§ **Data lines**:
════

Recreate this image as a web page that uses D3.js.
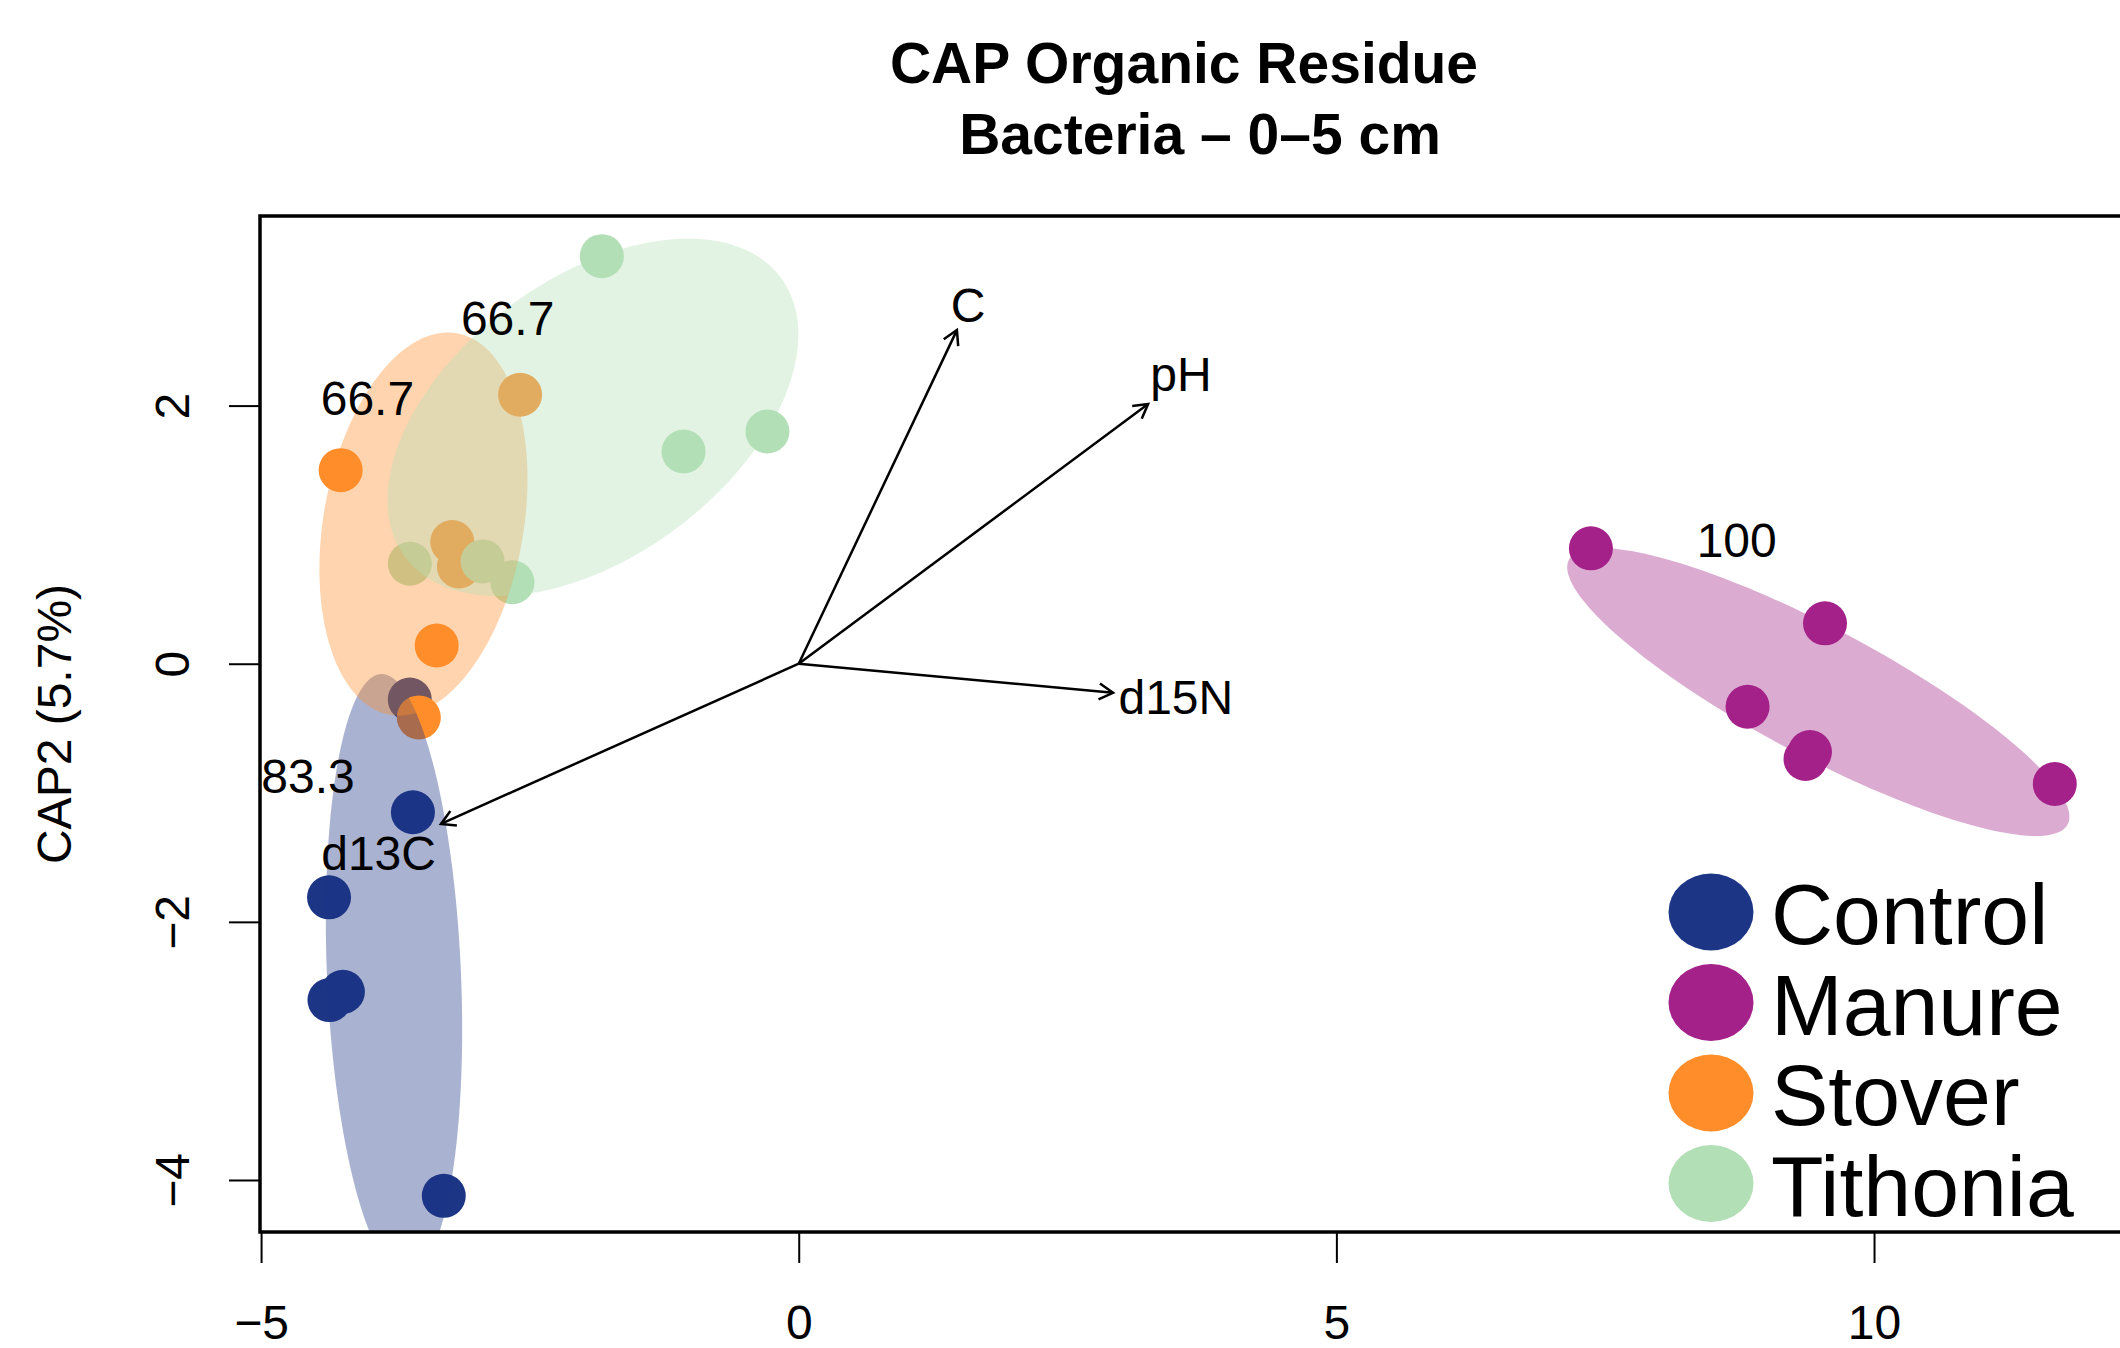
<!DOCTYPE html>
<html>
<head>
<meta charset="utf-8">
<script src="https://cdn.jsdelivr.net/npm/d3@7"></script>
<style>
  body { margin: 0; background: #fff; }
  svg { display: block; font-family: "Liberation Sans", Arial, Helvetica, sans-serif; }
</style>
</head>
<body>
<div id="chart"></div>
<script>
// groups and colours
var groups = ["Control", "Manure", "Stover", "Tithonia"];
var groupColors = ["#1c3585", "#a42189", "#fe8d2a", "#b3dfb6"];

// site scores (CAP1, CAP2) per group
var controlX = [-3.617, -3.588, -4.368, -4.364, -4.239, -3.301];
var controlY = [-0.277, -1.151, -1.810, -2.606, -2.542, -4.123];
var manureX = [7.367, 9.544, 8.824, 9.404, 9.363, 11.681];
var manureY = [0.894, 0.313, -0.333, -0.684, -0.738, -0.932];
var stoverX = [-4.260, -2.591, -3.222, -3.160, -3.367, -3.533];
var stoverY = [1.500, 2.084, 0.943, 0.753, 0.141, -0.416];
var tithoniaX = [-1.831, -1.071, -0.291, -3.617, -2.940, -2.662];
var tithoniaY = [3.158, 1.644, 1.799, 0.775, 0.793, 0.631];

// group ellipses: centre and covariance (Control, Manure, Stover, Tithonia)
var ellipseCx = [-3.764, 9.482, -3.490, -1.914];
var ellipseCy = [-2.412, -0.219, 1.082, 1.909];
var ellipseSxx = [0.402, 5.453, 0.936, 3.649];
var ellipseSxy = [-0.268, -2.256, 0.337, 1.225];
var ellipseSyy = [5.439, 1.245, 2.203, 1.917];

// envfit vectors
var vectorNames = ["C", "pH", "d15N", "d13C"];
var vectorX = [1.471, 3.249, 2.923, -3.327];
var vectorY = [2.585, 2.012, -0.225, -1.241];
var vectorLabelX = [1.574, 3.555, 3.507, -3.907];
var vectorLabelY = [2.785, 2.245, -0.254, -1.459];

// classification labels
var groupLabelText = ["66.7", "66.7", "83.3", "100"];
var groupLabelX = [-4.011, -2.707, -4.563, 8.723];
var groupLabelY = [2.059, 2.682, -0.865, 0.960];

var xTicks = [-5, 0, 5, 10];
var yTicks = [-4, -2, 0, 2];

var titleLines = ["CAP Organic Residue", "Bacteria \u2013 0\u20135 cm"];
var yTitle = "CAP2 (5.7%)";

var pointsX = [controlX, manureX, stoverX, tithoniaX];
var pointsY = [controlY, manureY, stoverY, tithoniaY];

var W = 2120, H = 1348;
var margin = {top: 216, left: 260, right: -2, bottom: 116};
var width = W - margin.left - margin.right,
  height = H - margin.top - margin.bottom;

var x = d3.scaleLinear().domain([-5.01, 12.306]).range([0, width]);
var y = d3.scaleLinear().domain([-4.403, 3.469]).range([height, 0]);

var svg = d3.select("#chart").append("svg")
  .attr("width", W)
  .attr("height", H);

// title
svg.selectAll(".title")
  .data(titleLines)
  .enter().append("text")
  .attr("class", "title")
  .attr("x", function(d, i) { return i == 0 ? 1184 : 1200; })
  .attr("y", function(d, i) { return 83 + i * 71; })
  .attr("text-anchor", "middle")
  .attr("font-weight", "bold")
  .attr("font-size", 57)
  .text(function(d) { return d; });

var g = svg.append("g")
  .attr("transform", "translate(" + margin.left + "," + margin.top + ")");

g.append("clipPath").attr("id", "plotclip")
  .append("rect").attr("width", width).attr("height", height);

// axes
var xAxis = d3.axisBottom(x).tickValues(xTicks).tickSize(31).tickPadding(42);
var yAxis = d3.axisLeft(y).tickValues(yTicks).tickSize(31);

var gx = g.append("g")
  .attr("transform", "translate(0," + height + ")")
  .call(xAxis);
var gy = g.append("g").call(yAxis);

[gx, gy].forEach(function(a) {
  a.select(".domain").remove();
  a.selectAll("line").attr("stroke-width", 2);
  a.selectAll("text").attr("font-size", 48).attr("fill", "#000")
    .attr("font-family", "Liberation Sans, Arial, sans-serif");
});
gy.selectAll("text")
  .attr("x", 0).attr("y", 0).attr("dy", 0)
  .attr("text-anchor", "middle")
  .attr("transform", "translate(-71,0) rotate(-90)");

svg.append("text")
  .attr("transform", "translate(71," + (margin.top + height / 2) + ") rotate(-90)")
  .attr("text-anchor", "middle")
  .attr("font-size", 48)
  .text(yTitle);

var plot = g.append("g").attr("clip-path", "url(#plotclip)");

// points
groups.forEach(function(grp, gi) {
  plot.selectAll(".pt-" + gi)
    .data(d3.range(pointsX[gi].length))
    .enter().append("circle")
    .attr("class", "pt-" + gi)
    .attr("cx", function(i) { return x(pointsX[gi][i]); })
    .attr("cy", function(i) { return y(pointsY[gi][i]); })
    .attr("r", 22)
    .attr("fill", groupColors[gi]);
});

// ellipses over the points
var line = d3.line()
  .x(function(d) { return x(d[0]); })
  .y(function(d) { return y(d[1]); })
  .curve(d3.curveLinearClosed);

groups.forEach(function(grp, gi) {
  var l11 = Math.sqrt(ellipseSxx[gi]);
  var l21 = ellipseSxy[gi] / l11;
  var l22 = Math.sqrt(ellipseSyy[gi] - l21 * l21);
  var pts = d3.range(0, 2 * Math.PI, Math.PI / 90).map(function(t) {
    var c = Math.cos(t), s = Math.sin(t);
    return [ellipseCx[gi] + l11 * c, ellipseCy[gi] + l21 * c + l22 * s];
  });
  plot.append("path")
    .attr("d", line(pts))
    .attr("fill", groupColors[gi])
    .attr("fill-opacity", 0.38);
});

// vectors
var x0 = x(0), y0 = y(0);
vectorNames.forEach(function(name, i) {
  var x1 = x(vectorX[i]), y1 = y(vectorY[i]);
  var ang = Math.atan2(y1 - y0, x1 - x0);
  var len = 16, spread = Math.PI / 6;
  var head = "M" + (x1 - len * Math.cos(ang - spread)) + "," + (y1 - len * Math.sin(ang - spread)) +
    "L" + x1 + "," + y1 +
    "L" + (x1 - len * Math.cos(ang + spread)) + "," + (y1 - len * Math.sin(ang + spread));
  g.append("line")
    .attr("x1", x0).attr("y1", y0).attr("x2", x1).attr("y2", y1)
    .attr("stroke", "#000").attr("stroke-width", 2.5);
  g.append("path").attr("d", head)
    .attr("fill", "none").attr("stroke", "#000").attr("stroke-width", 2.5);
  g.append("text")
    .attr("x", x(vectorLabelX[i]))
    .attr("y", y(vectorLabelY[i]) + 17.5)
    .attr("text-anchor", "middle")
    .attr("font-size", 48)
    .text(name);
});

// classification labels
g.selectAll(".glab")
  .data(groupLabelText)
  .enter().append("text")
  .attr("class", "glab")
  .attr("x", function(d, i) { return x(groupLabelX[i]); })
  .attr("y", function(d, i) { return y(groupLabelY[i]) + 17.5; })
  .attr("text-anchor", "middle")
  .attr("font-size", 48)
  .text(function(d) { return d; });

// box
g.append("rect")
  .attr("width", width).attr("height", height)
  .attr("fill", "none").attr("stroke", "#000").attr("stroke-width", 3.5);

// legend
var legend = svg.append("g").attr("transform", "translate(1711,912)");
var item = legend.selectAll(".leg")
  .data(groups)
  .enter().append("g")
  .attr("transform", function(d, i) { return "translate(0," + (i * 90.5) + ")"; });
item.append("ellipse")
  .attr("rx", 42.5).attr("ry", 38.5)
  .attr("fill", function(d, i) { return groupColors[i]; });
item.append("text")
  .attr("x", 60).attr("y", 32)
  .attr("font-size", 86)
  .text(function(d) { return d; });
</script>
</body>
</html>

════

§ **What is needed**:
Reproduce each line exactly as it appears, omitting the pictures.

§ **The completed task**:
Recreate this image as a web page that uses D3.js.
<!DOCTYPE html>
<html>
<head>
<meta charset="utf-8">
<script src="https://cdn.jsdelivr.net/npm/d3@7"></script>
<style>
  body { margin: 0; background: #fff; }
  svg { display: block; font-family: "Liberation Sans", Arial, Helvetica, sans-serif; }
</style>
</head>
<body>
<div id="chart"></div>
<script>
// groups and colours
var groups = ["Control", "Manure", "Stover", "Tithonia"];
var groupColors = ["#1c3585", "#a42189", "#fe8d2a", "#b3dfb6"];

// site scores (CAP1, CAP2) per group
var controlX = [-3.617, -3.588, -4.368, -4.364, -4.239, -3.301];
var controlY = [-0.277, -1.151, -1.810, -2.606, -2.542, -4.123];
var manureX = [7.367, 9.544, 8.824, 9.404, 9.363, 11.681];
var manureY = [0.894, 0.313, -0.333, -0.684, -0.738, -0.932];
var stoverX = [-4.260, -2.591, -3.222, -3.160, -3.367, -3.533];
var stoverY = [1.500, 2.084, 0.943, 0.753, 0.141, -0.416];
var tithoniaX = [-1.831, -1.071, -0.291, -3.617, -2.940, -2.662];
var tithoniaY = [3.158, 1.644, 1.799, 0.775, 0.793, 0.631];

// group ellipses: centre and covariance (Control, Manure, Stover, Tithonia)
var ellipseCx = [-3.764, 9.482, -3.490, -1.914];
var ellipseCy = [-2.412, -0.219, 1.082, 1.909];
var ellipseSxx = [0.402, 5.453, 0.936, 3.649];
var ellipseSxy = [-0.268, -2.256, 0.337, 1.225];
var ellipseSyy = [5.439, 1.245, 2.203, 1.917];

// envfit vectors
var vectorNames = ["C", "pH", "d15N", "d13C"];
var vectorX = [1.471, 3.249, 2.923, -3.327];
var vectorY = [2.585, 2.012, -0.225, -1.241];
var vectorLabelX = [1.574, 3.555, 3.507, -3.907];
var vectorLabelY = [2.785, 2.245, -0.254, -1.459];

// classification labels
var groupLabelText = ["66.7", "66.7", "83.3", "100"];
var groupLabelX = [-4.011, -2.707, -4.563, 8.723];
var groupLabelY = [2.059, 2.682, -0.865, 0.960];

var xTicks = [-5, 0, 5, 10];
var yTicks = [-4, -2, 0, 2];

var titleLines = ["CAP Organic Residue", "Bacteria \u2013 0\u20135 cm"];
var yTitle = "CAP2 (5.7%)";

var pointsX = [controlX, manureX, stoverX, tithoniaX];
var pointsY = [controlY, manureY, stoverY, tithoniaY];

var W = 2120, H = 1348;
var margin = {top: 216, left: 260, right: -2, bottom: 116};
var width = W - margin.left - margin.right,
  height = H - margin.top - margin.bottom;

var x = d3.scaleLinear().domain([-5.01, 12.306]).range([0, width]);
var y = d3.scaleLinear().domain([-4.403, 3.469]).range([height, 0]);

var svg = d3.select("#chart").append("svg")
  .attr("width", W)
  .attr("height", H);

// title
svg.selectAll(".title")
  .data(titleLines)
  .enter().append("text")
  .attr("class", "title")
  .attr("x", function(d, i) { return i == 0 ? 1184 : 1200; })
  .attr("y", function(d, i) { return 83 + i * 71; })
  .attr("text-anchor", "middle")
  .attr("font-weight", "bold")
  .attr("font-size", 57)
  .text(function(d) { return d; });

var g = svg.append("g")
  .attr("transform", "translate(" + margin.left + "," + margin.top + ")");

g.append("clipPath").attr("id", "plotclip")
  .append("rect").attr("width", width).attr("height", height);

// axes
var xAxis = d3.axisBottom(x).tickValues(xTicks).tickSize(31).tickPadding(42);
var yAxis = d3.axisLeft(y).tickValues(yTicks).tickSize(31);

var gx = g.append("g")
  .attr("transform", "translate(0," + height + ")")
  .call(xAxis);
var gy = g.append("g").call(yAxis);

[gx, gy].forEach(function(a) {
  a.select(".domain").remove();
  a.selectAll("line").attr("stroke-width", 2);
  a.selectAll("text").attr("font-size", 48).attr("fill", "#000")
    .attr("font-family", "Liberation Sans, Arial, sans-serif");
});
gy.selectAll("text")
  .attr("x", 0).attr("y", 0).attr("dy", 0)
  .attr("text-anchor", "middle")
  .attr("transform", "translate(-71,0) rotate(-90)");

svg.append("text")
  .attr("transform", "translate(71," + (margin.top + height / 2) + ") rotate(-90)")
  .attr("text-anchor", "middle")
  .attr("font-size", 48)
  .text(yTitle);

var plot = g.append("g").attr("clip-path", "url(#plotclip)");

// points
groups.forEach(function(grp, gi) {
  plot.selectAll(".pt-" + gi)
    .data(d3.range(pointsX[gi].length))
    .enter().append("circle")
    .attr("class", "pt-" + gi)
    .attr("cx", function(i) { return x(pointsX[gi][i]); })
    .attr("cy", function(i) { return y(pointsY[gi][i]); })
    .attr("r", 22)
    .attr("fill", groupColors[gi]);
});

// ellipses over the points
var line = d3.line()
  .x(function(d) { return x(d[0]); })
  .y(function(d) { return y(d[1]); })
  .curve(d3.curveLinearClosed);

groups.forEach(function(grp, gi) {
  var l11 = Math.sqrt(ellipseSxx[gi]);
  var l21 = ellipseSxy[gi] / l11;
  var l22 = Math.sqrt(ellipseSyy[gi] - l21 * l21);
  var pts = d3.range(0, 2 * Math.PI, Math.PI / 90).map(function(t) {
    var c = Math.cos(t), s = Math.sin(t);
    return [ellipseCx[gi] + l11 * c, ellipseCy[gi] + l21 * c + l22 * s];
  });
  plot.append("path")
    .attr("d", line(pts))
    .attr("fill", groupColors[gi])
    .attr("fill-opacity", 0.38);
});

// vectors
var x0 = x(0), y0 = y(0);
vectorNames.forEach(function(name, i) {
  var x1 = x(vectorX[i]), y1 = y(vectorY[i]);
  var ang = Math.atan2(y1 - y0, x1 - x0);
  var len = 16, spread = Math.PI / 6;
  var head = "M" + (x1 - len * Math.cos(ang - spread)) + "," + (y1 - len * Math.sin(ang - spread)) +
    "L" + x1 + "," + y1 +
    "L" + (x1 - len * Math.cos(ang + spread)) + "," + (y1 - len * Math.sin(ang + spread));
  g.append("line")
    .attr("x1", x0).attr("y1", y0).attr("x2", x1).attr("y2", y1)
    .attr("stroke", "#000").attr("stroke-width", 2.5);
  g.append("path").attr("d", head)
    .attr("fill", "none").attr("stroke", "#000").attr("stroke-width", 2.5);
  g.append("text")
    .attr("x", x(vectorLabelX[i]))
    .attr("y", y(vectorLabelY[i]) + 17.5)
    .attr("text-anchor", "middle")
    .attr("font-size", 48)
    .text(name);
});

// classification labels
g.selectAll(".glab")
  .data(groupLabelText)
  .enter().append("text")
  .attr("class", "glab")
  .attr("x", function(d, i) { return x(groupLabelX[i]); })
  .attr("y", function(d, i) { return y(groupLabelY[i]) + 17.5; })
  .attr("text-anchor", "middle")
  .attr("font-size", 48)
  .text(function(d) { return d; });

// box
g.append("rect")
  .attr("width", width).attr("height", height)
  .attr("fill", "none").attr("stroke", "#000").attr("stroke-width", 3.5);

// legend
var legend = svg.append("g").attr("transform", "translate(1711,912)");
var item = legend.selectAll(".leg")
  .data(groups)
  .enter().append("g")
  .attr("transform", function(d, i) { return "translate(0," + (i * 90.5) + ")"; });
item.append("ellipse")
  .attr("rx", 42.5).attr("ry", 38.5)
  .attr("fill", function(d, i) { return groupColors[i]; });
item.append("text")
  .attr("x", 60).attr("y", 32)
  .attr("font-size", 86)
  .text(function(d) { return d; });
</script>
</body>
</html>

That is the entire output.